* _Stated exercise_: Quote the data exactly, first line to the line containing "var cDashPer = [0, 0.97];", with no pictures.

* _Provided material_:

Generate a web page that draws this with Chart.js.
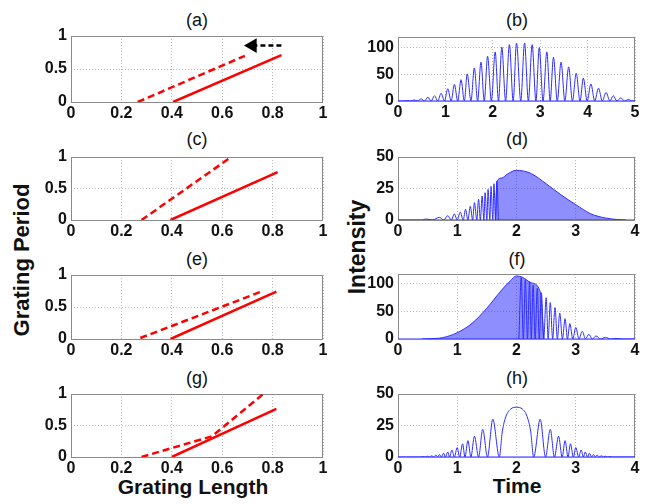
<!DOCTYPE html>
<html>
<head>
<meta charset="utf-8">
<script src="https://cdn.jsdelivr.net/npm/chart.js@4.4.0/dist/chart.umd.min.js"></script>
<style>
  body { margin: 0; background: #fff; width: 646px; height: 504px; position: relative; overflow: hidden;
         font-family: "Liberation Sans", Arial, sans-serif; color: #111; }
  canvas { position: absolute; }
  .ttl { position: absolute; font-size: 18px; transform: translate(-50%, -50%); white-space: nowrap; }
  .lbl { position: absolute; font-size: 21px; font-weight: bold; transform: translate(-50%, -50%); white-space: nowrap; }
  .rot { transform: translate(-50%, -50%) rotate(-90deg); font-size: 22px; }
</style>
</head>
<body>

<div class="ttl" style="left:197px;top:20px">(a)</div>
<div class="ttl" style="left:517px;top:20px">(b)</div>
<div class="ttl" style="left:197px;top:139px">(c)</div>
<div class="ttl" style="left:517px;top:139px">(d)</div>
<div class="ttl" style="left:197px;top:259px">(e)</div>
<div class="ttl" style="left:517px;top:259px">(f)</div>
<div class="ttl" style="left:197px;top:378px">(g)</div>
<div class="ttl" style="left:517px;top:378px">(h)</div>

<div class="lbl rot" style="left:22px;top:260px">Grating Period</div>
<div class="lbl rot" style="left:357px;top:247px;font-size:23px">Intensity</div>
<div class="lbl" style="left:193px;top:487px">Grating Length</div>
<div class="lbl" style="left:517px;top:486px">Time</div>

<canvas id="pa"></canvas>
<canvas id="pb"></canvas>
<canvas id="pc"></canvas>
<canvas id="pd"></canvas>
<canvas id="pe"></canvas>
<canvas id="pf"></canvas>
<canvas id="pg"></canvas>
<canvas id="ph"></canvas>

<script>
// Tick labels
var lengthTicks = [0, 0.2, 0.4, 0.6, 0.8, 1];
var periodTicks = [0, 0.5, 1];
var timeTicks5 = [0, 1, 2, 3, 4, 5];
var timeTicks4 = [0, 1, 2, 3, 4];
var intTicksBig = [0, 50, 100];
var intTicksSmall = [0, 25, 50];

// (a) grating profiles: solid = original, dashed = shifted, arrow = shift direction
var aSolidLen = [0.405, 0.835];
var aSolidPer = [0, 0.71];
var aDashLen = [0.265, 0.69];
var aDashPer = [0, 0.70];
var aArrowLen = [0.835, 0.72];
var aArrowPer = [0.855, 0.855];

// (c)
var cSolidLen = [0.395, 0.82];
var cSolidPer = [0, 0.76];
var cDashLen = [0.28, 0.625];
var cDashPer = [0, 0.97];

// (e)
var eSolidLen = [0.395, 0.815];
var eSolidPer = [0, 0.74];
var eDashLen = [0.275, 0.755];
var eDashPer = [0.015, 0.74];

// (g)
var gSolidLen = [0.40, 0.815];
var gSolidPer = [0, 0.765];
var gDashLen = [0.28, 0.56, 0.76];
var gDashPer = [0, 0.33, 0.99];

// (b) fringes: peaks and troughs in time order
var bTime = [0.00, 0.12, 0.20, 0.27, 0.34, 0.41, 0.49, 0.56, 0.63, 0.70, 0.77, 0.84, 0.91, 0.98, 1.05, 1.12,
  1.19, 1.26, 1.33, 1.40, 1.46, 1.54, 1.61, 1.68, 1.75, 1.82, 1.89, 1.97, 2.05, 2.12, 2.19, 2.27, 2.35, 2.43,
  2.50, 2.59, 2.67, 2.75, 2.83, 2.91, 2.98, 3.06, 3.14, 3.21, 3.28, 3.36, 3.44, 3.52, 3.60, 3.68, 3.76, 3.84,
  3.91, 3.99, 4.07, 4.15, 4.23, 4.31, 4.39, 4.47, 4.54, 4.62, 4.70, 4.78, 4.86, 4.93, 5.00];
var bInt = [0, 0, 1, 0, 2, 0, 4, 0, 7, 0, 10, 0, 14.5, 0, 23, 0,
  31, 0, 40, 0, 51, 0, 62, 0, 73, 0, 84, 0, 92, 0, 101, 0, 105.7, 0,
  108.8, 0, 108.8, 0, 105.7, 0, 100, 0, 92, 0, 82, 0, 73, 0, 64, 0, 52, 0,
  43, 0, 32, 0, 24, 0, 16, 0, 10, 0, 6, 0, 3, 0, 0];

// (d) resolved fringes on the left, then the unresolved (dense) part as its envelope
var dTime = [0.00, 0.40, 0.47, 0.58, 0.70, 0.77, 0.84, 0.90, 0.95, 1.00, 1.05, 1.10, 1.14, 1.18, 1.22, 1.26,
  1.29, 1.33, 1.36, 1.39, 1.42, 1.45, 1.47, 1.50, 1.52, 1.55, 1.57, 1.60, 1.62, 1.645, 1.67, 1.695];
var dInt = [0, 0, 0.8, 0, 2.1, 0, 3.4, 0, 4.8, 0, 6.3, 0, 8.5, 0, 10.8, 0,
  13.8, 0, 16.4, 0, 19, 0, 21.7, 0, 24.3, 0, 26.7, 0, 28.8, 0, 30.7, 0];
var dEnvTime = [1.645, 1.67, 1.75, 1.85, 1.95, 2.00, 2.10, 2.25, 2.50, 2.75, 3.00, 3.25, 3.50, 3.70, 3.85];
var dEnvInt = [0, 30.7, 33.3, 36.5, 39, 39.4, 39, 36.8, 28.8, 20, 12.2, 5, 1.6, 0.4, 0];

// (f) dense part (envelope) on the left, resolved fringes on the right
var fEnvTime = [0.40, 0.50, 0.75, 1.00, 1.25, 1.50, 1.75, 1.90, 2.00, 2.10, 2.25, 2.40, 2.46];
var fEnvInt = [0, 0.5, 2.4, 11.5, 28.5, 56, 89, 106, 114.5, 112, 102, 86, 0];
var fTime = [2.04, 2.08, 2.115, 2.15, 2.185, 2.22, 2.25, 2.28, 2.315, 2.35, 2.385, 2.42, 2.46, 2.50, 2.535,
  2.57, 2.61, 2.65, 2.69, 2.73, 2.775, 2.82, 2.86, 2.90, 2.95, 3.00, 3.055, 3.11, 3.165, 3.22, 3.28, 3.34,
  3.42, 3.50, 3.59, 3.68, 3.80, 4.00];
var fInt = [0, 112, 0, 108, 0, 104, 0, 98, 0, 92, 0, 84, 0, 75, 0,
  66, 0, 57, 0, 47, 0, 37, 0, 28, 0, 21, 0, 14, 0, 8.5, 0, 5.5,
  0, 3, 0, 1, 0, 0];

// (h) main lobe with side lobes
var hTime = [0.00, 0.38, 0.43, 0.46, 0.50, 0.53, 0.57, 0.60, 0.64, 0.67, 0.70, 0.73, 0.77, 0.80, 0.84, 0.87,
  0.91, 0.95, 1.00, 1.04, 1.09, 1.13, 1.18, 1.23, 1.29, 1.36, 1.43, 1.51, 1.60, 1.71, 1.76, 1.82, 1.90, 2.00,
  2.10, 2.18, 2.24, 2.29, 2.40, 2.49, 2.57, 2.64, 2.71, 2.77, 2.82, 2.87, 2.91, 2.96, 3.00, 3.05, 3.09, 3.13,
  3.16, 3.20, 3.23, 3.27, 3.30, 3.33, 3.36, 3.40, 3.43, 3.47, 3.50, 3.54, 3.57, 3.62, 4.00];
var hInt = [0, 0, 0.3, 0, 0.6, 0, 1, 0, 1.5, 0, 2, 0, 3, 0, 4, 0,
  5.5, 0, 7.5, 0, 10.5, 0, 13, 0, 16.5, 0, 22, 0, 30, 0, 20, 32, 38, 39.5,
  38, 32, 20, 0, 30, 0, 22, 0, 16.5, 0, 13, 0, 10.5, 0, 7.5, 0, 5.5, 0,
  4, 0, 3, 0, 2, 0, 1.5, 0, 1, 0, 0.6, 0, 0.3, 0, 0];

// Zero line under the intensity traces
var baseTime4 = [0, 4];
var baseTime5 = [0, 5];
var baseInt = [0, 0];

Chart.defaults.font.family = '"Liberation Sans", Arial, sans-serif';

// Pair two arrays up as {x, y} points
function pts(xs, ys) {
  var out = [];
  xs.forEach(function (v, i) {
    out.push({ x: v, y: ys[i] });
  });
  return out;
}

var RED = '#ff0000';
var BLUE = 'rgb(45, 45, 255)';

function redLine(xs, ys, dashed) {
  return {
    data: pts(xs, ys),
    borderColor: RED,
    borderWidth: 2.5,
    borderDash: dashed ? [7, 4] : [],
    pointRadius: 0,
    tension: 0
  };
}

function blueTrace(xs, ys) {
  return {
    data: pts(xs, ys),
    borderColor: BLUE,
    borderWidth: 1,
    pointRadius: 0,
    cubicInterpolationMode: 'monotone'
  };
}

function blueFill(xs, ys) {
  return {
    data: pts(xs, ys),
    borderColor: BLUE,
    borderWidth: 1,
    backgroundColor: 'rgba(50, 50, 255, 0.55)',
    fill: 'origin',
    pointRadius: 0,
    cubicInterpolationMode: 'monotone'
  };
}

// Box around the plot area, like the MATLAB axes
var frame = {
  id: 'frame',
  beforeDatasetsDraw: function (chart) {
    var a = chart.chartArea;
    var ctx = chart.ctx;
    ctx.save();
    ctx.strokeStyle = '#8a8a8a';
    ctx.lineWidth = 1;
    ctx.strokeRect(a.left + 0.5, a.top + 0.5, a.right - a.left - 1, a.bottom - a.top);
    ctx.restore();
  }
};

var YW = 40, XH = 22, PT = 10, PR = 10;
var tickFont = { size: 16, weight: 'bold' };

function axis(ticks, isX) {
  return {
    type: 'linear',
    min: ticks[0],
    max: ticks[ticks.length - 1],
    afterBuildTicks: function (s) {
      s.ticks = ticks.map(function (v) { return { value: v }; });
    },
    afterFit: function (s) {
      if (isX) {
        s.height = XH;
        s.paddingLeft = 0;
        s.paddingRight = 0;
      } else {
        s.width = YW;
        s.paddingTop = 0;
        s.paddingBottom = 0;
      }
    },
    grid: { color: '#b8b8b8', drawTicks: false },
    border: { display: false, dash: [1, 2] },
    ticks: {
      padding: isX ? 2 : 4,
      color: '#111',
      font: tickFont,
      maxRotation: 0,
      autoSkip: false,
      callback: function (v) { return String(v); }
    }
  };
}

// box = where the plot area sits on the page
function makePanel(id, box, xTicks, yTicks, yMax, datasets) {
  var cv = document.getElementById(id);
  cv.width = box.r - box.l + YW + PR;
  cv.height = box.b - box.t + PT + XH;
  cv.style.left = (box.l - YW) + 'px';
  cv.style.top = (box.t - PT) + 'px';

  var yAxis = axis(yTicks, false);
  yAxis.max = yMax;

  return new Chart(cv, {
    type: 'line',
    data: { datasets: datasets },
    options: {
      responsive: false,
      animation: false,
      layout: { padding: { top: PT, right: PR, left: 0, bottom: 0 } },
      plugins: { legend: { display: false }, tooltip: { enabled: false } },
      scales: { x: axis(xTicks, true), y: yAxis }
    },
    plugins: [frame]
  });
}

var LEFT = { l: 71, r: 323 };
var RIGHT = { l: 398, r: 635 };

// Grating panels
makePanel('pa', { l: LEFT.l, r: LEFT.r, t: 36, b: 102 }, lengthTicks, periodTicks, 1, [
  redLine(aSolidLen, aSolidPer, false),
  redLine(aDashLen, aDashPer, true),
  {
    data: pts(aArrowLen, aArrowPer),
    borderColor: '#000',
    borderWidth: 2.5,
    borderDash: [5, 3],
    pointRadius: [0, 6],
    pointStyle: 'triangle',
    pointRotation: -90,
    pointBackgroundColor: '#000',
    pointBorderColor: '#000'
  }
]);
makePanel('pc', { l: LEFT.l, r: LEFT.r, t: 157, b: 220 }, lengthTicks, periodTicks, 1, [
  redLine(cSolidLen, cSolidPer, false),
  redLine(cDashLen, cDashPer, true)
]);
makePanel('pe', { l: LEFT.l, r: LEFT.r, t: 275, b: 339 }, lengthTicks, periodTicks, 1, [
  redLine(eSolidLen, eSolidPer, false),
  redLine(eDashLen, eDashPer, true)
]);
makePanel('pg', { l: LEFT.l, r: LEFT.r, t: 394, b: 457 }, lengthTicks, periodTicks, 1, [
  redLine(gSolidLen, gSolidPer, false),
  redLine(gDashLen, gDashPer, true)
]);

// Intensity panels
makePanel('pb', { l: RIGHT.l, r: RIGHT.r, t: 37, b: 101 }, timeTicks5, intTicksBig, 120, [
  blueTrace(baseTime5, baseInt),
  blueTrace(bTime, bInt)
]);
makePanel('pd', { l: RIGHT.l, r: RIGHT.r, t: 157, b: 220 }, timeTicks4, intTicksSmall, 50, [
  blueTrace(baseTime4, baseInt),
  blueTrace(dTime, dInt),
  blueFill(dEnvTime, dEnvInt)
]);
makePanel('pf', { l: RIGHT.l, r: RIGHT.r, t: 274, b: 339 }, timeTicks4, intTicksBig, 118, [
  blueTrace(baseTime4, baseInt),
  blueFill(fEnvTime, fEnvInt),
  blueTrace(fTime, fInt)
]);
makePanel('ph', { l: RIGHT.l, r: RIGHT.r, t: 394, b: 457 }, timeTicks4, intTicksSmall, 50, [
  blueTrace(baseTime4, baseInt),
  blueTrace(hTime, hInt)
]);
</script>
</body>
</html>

* _Output for this task_:
Generate a web page that draws this with Chart.js.
<!DOCTYPE html>
<html>
<head>
<meta charset="utf-8">
<script src="https://cdn.jsdelivr.net/npm/chart.js@4.4.0/dist/chart.umd.min.js"></script>
<style>
  body { margin: 0; background: #fff; width: 646px; height: 504px; position: relative; overflow: hidden;
         font-family: "Liberation Sans", Arial, sans-serif; color: #111; }
  canvas { position: absolute; }
  .ttl { position: absolute; font-size: 18px; transform: translate(-50%, -50%); white-space: nowrap; }
  .lbl { position: absolute; font-size: 21px; font-weight: bold; transform: translate(-50%, -50%); white-space: nowrap; }
  .rot { transform: translate(-50%, -50%) rotate(-90deg); font-size: 22px; }
</style>
</head>
<body>

<div class="ttl" style="left:197px;top:20px">(a)</div>
<div class="ttl" style="left:517px;top:20px">(b)</div>
<div class="ttl" style="left:197px;top:139px">(c)</div>
<div class="ttl" style="left:517px;top:139px">(d)</div>
<div class="ttl" style="left:197px;top:259px">(e)</div>
<div class="ttl" style="left:517px;top:259px">(f)</div>
<div class="ttl" style="left:197px;top:378px">(g)</div>
<div class="ttl" style="left:517px;top:378px">(h)</div>

<div class="lbl rot" style="left:22px;top:260px">Grating Period</div>
<div class="lbl rot" style="left:357px;top:247px;font-size:23px">Intensity</div>
<div class="lbl" style="left:193px;top:487px">Grating Length</div>
<div class="lbl" style="left:517px;top:486px">Time</div>

<canvas id="pa"></canvas>
<canvas id="pb"></canvas>
<canvas id="pc"></canvas>
<canvas id="pd"></canvas>
<canvas id="pe"></canvas>
<canvas id="pf"></canvas>
<canvas id="pg"></canvas>
<canvas id="ph"></canvas>

<script>
// Tick labels
var lengthTicks = [0, 0.2, 0.4, 0.6, 0.8, 1];
var periodTicks = [0, 0.5, 1];
var timeTicks5 = [0, 1, 2, 3, 4, 5];
var timeTicks4 = [0, 1, 2, 3, 4];
var intTicksBig = [0, 50, 100];
var intTicksSmall = [0, 25, 50];

// (a) grating profiles: solid = original, dashed = shifted, arrow = shift direction
var aSolidLen = [0.405, 0.835];
var aSolidPer = [0, 0.71];
var aDashLen = [0.265, 0.69];
var aDashPer = [0, 0.70];
var aArrowLen = [0.835, 0.72];
var aArrowPer = [0.855, 0.855];

// (c)
var cSolidLen = [0.395, 0.82];
var cSolidPer = [0, 0.76];
var cDashLen = [0.28, 0.625];
var cDashPer = [0, 0.97];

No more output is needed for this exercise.